Leitsatz (amtlich)
Reiheneinfamilienhäuser bilden jedes für sich eine selbständige wirtschaftliche Einheit, wenn sie nach ihrer baulichen Gestaltung und Einrichtung unabhängig voneinander veräußert werden können. Das gilt auch dann, wenn diese Häuser nach einem einheitlichen Finanzierungsplan mit öffentlichen Mitteln errichtet wurden und für eine bestimmte Zeit nur an öffentlich Bedienstete vermietet werden dürfen.
Normenkette
BewG § 2 Abs. 1
Tatbestand
Der Kläger errichtete in den Jahren 1961/62 auf einem ihm gehörenden Grundstück 27 Einfamilien-Reihenhäuser. Nach den Feststellungen des FG sind diese Häuser in drei Wohnblöcken zu je fünf und drei Wohnblöcken zu je vier Häusern zusammengefaßt. 18 der Häuser sind von der A-Straße, neun von der B-Straße, die das Grundstück durchschneidet, zu erreichen. Die einzelnen Häuser gleichen sich. 12 Endhäuser der Blöcke gehören zur sogenannten Haustype C, die übrigen 15 Häuser zur Haustype B. Jedes Haus ist mit einer Brandmauer vom anderen getrennt und hat keinen Zugang zum Nebenhaus. Es besitzt eigene Versorgungsanschlüsse und eine eigene Hausnummer. Die hinter den Häusern liegenden Gärten sind mit niedrigen Drahtzäunen eingefaßt. An Gemeinschaftseinrichtungen sind vorhanden: Wohnwege, Grünanlagen, Sammelgaragen und Abwässeranlagen. Das gesamte Bauvorhaben ist einheitlich geplant und finanziert worden. Die Bundesrepublik Deutschland hat ein Darlehen gegeben, das auf dem Grundstück durch eine Hypothek gesichert ist. In Abteilung II Nr. 1 des Grundbuches ist zugunsten der Bundesrepublik Deutschland eine beschränkt persönliche Dienstbarkeit eingetragen, nach der die 27. Häuser für die Dauer des Bestehens der Hypothek, mindestens aber auf die Dauer von 20 Jahren nur von Personen als Mieter benutzt werden dürfen, die von der Berechtigten benannt sind. Außerdem ist in Abteilung II Nr. 2 des Grundbuches ein Verkaufsrecht zugunsten der Bundesrepublik Deutschland eingetragen. Die Häuser sind an Angehörige der Bundeswehr vermietet. Diese sind nach den Mietverträgen nicht befugt, Um-, An- oder Zubauten vorzunehmen.
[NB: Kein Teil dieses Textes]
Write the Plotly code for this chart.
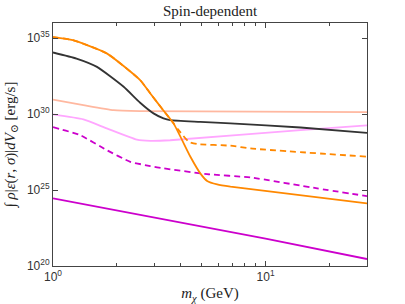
import numpy as np
import plotly.graph_objects as go

# masses (GeV) and log10 of luminosity integral (erg/s)
orange_m = [1.0, 1.24, 1.79, 2.57, 2.87, 3.30, 3.69, 4.43, 4.93, 5.31, 5.92, 6.84, 30.0]
orange_solid = [35.07, 34.87, 34.0, 32.24, 31.36, 30.26, 29.39, 27.19, 26.1, 25.6, 25.37, 25.22, 24.12]
orange_dash_m = [1.0, 1.24, 1.79, 2.57, 2.87, 3.30, 3.69, 3.90, 4.35, 4.76, 6.84, 8.49, 30.0]
orange_dash = [35.07, 34.87, 34.0, 32.24, 31.36, 30.26, 29.39, 28.95, 28.18, 28.03, 27.92, 27.74, 27.2]
black_m = [1.0, 1.29, 1.61, 2.15, 2.57, 2.97, 3.31, 3.56, 4.93, 6.84, 14.6, 30.0]
black_v = [34.06, 33.66, 33.11, 31.8, 30.75, 30.05, 29.72, 29.6, 29.49, 29.39, 29.12, 28.77]
peach_m = [1.0, 1.39, 1.93, 2.57, 30.0]
peach_v = [30.95, 30.59, 30.26, 30.2, 30.13]
pink_m = [1.0, 1.39, 1.79, 2.48, 2.87, 3.56, 14.6, 30.0]
pink_v = [29.98, 29.65, 29.06, 28.32, 28.24, 28.28, 28.95, 29.26]
mag_dash_m = [1.0, 1.34, 1.79, 2.31, 2.87, 3.31, 5.31, 8.49, 17.5, 30.0]
mag_dash = [29.14, 28.62, 27.63, 26.86, 26.58, 26.43, 26.05, 25.83, 25.11, 24.6]
mag_m = [1.0, 10.0, 30.0]
mag_v = [24.45, 21.8, 20.46]

x_tickvals = [1, 10]
x_ticktext = ["10<sup>0</sup>", "10<sup>1</sup>"]
y_tickvals = [1e20, 1e25, 1e30, 1e35]
y_ticktext = ["10<sup>20</sup>", "10<sup>25</sup>", "10<sup>30</sup>", "10<sup>35</sup>"]

def p(v):
    return [10.0 ** e for e in v]

fig = go.Figure()
series = [
    (peach_m, peach_v, "#FFB8A0", "solid"),
    (pink_m, pink_v, "#FFA6FF", "solid"),
    (mag_dash_m, mag_dash, "#CC00CC", "6px,4px"),
    (mag_m, mag_v, "#CC00CC", "solid"),
    (black_m, black_v, "#333333", "solid"),
    (orange_dash_m, orange_dash, "#FF8800", "6px,4px"),
    (orange_m, orange_solid, "#FF8800", "solid"),
]
for m, v, c, d in series:
    fig.add_trace(go.Scatter(x=m, y=p(v), mode="lines",
                             line=dict(color=c, width=1.8, dash=d, shape="spline", smoothing=0.5),
                             showlegend=False, hoverinfo="skip"))

axis_common = dict(showgrid=False, zeroline=False, showline=True, linecolor="#444444",
                   linewidth=1, mirror="allticks", ticks="inside", tickcolor="#444444",
                   automargin=False,
                   tickfont=dict(family="Liberation Sans, Arial", size=12, color="#333333"))

fig.update_xaxes(type="log", range=[0, np.log10(30)], tickvals=x_tickvals, ticktext=x_ticktext,
                 ticklen=5,
                 minor=dict(ticks="inside", ticklen=3, tickcolor="#444444",
                            tickvals=[2, 3, 4, 5, 6, 7, 8, 9, 20, 30]),
                 title=dict(text="<i>m</i><sub><i>χ</i></sub> (GeV)", standoff=4,
                            font=dict(family="Liberation Serif, DejaVu Serif", size=15, color="#222222")),
                 **axis_common)
fig.update_yaxes(type="log", range=[20, 36], tickvals=y_tickvals, ticktext=y_ticktext,
                 ticklen=5,
                 title=dict(text="∫ <i>ρ</i>|<i>ε</i>(<i>r</i>, <i>σ</i>)|<i>dV</i><sub>⊙</sub> [erg/s]",
                            standoff=7,
                            font=dict(family="Liberation Serif, DejaVu Serif", size=15, color="#222222")),
                 **axis_common)

fig.update_layout(
    width=405, height=304,
    margin=dict(l=53, r=38, t=23, b=38),
    paper_bgcolor="white", plot_bgcolor="white",
    title=dict(text="Spin-dependent", x=0.5185, xanchor="center", y=0.965, yanchor="middle",
               font=dict(family="Liberation Serif, DejaVu Serif", size=15, color="#222222")),
)

fig.write_html("out.html", config={"displayModeBar": False},
               post_script="document.body.style.margin='0';")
Das FA hat mit Bescheiden vom 4. Oktober 1963 im Wege der Nachfeststellung auf den 1. Januar 1963 jedes der 27 Häuser als selbständige wirtschaftliche Einheit, und zwar als Einfamilienhaus, bewertet und für jedes der 27 Häuser dementsprechend einen Einheitswert festgestellt. Außerdem hat es durch Bescheid vom gleichen Tag, ebenfalls im Wege der Nachfeststellung, für das als Grünanlage vor den Grundstücken an der A-Straße hergerichtete Flurstück als unbebautes Grundstück einen Einheitswert festgestellt.
Mit den Einsprüchen erstrebte der Kläger die Bewertung aller dieser Grundstücke als eine wirtschaftliche Einheit. Die Einsprüche hatten keinen Erfolg. Die Berufung, die vom FG nach Inkrafttreten der FGO als Klage behandelt wurde, wurde als unbegründet zurückgewiesen. Das FG führte im wesentlichen aus: Es folge entgegen seiner früheren Entscheidung II 169-176/59 vom 27. August 1959 nunmehr der Rechtsprechung des BFH, wie sie insbesondere in dem Urteil III 230/61 U vom 7. Februar 1964 (BFH 78, 465, BStBl III 1964, 180) zum Ausdruck komme. Bei Anwendung dieser von der Rechtsprechung entwickelten Grundsätze müßten die vom Kläger errichteten Einfamilien-Reihenhäuser als mehrere wirtschaftliche Einheiten angesehen werden. Jedes Haus sei vom Nachbarhaus abgegrenzt und für sich zu veräußern. Es sei in sich abgeschlossen, besitze eine eigene Brandmauer sowie eine eigene Hausnummer. Es enthalte darüber hinaus einen eigenen Versorgungsanschluß und einen eingezäunten Garten. Demgegenüber träten die verbindenden Merkmale zurück. Sie ständen auch einer getrennten Veräußerung nicht entgegen. Das Belegungsrecht der Bundesrepublik Deutschland könne zu keiner anderen Beurteilung führen. Eine getrennte Veräußerung der einzelnen Häuser bleibe trotzdem möglich. Das zeige auch das zusätzlich eingetragene Vorkaufsrecht. Unbeachtlich sei, daß die Gebäude aufgrund eines einheitlichen Finanzierungsplans auf einem einheitlichen BGB-Grundstück errichtet worden seien. Die Ansicht des Klägers, das BFH-Urteil III 230/61 U (a. a. O.) sei in seinem Fall nicht einschlägig, sei unzutreffend.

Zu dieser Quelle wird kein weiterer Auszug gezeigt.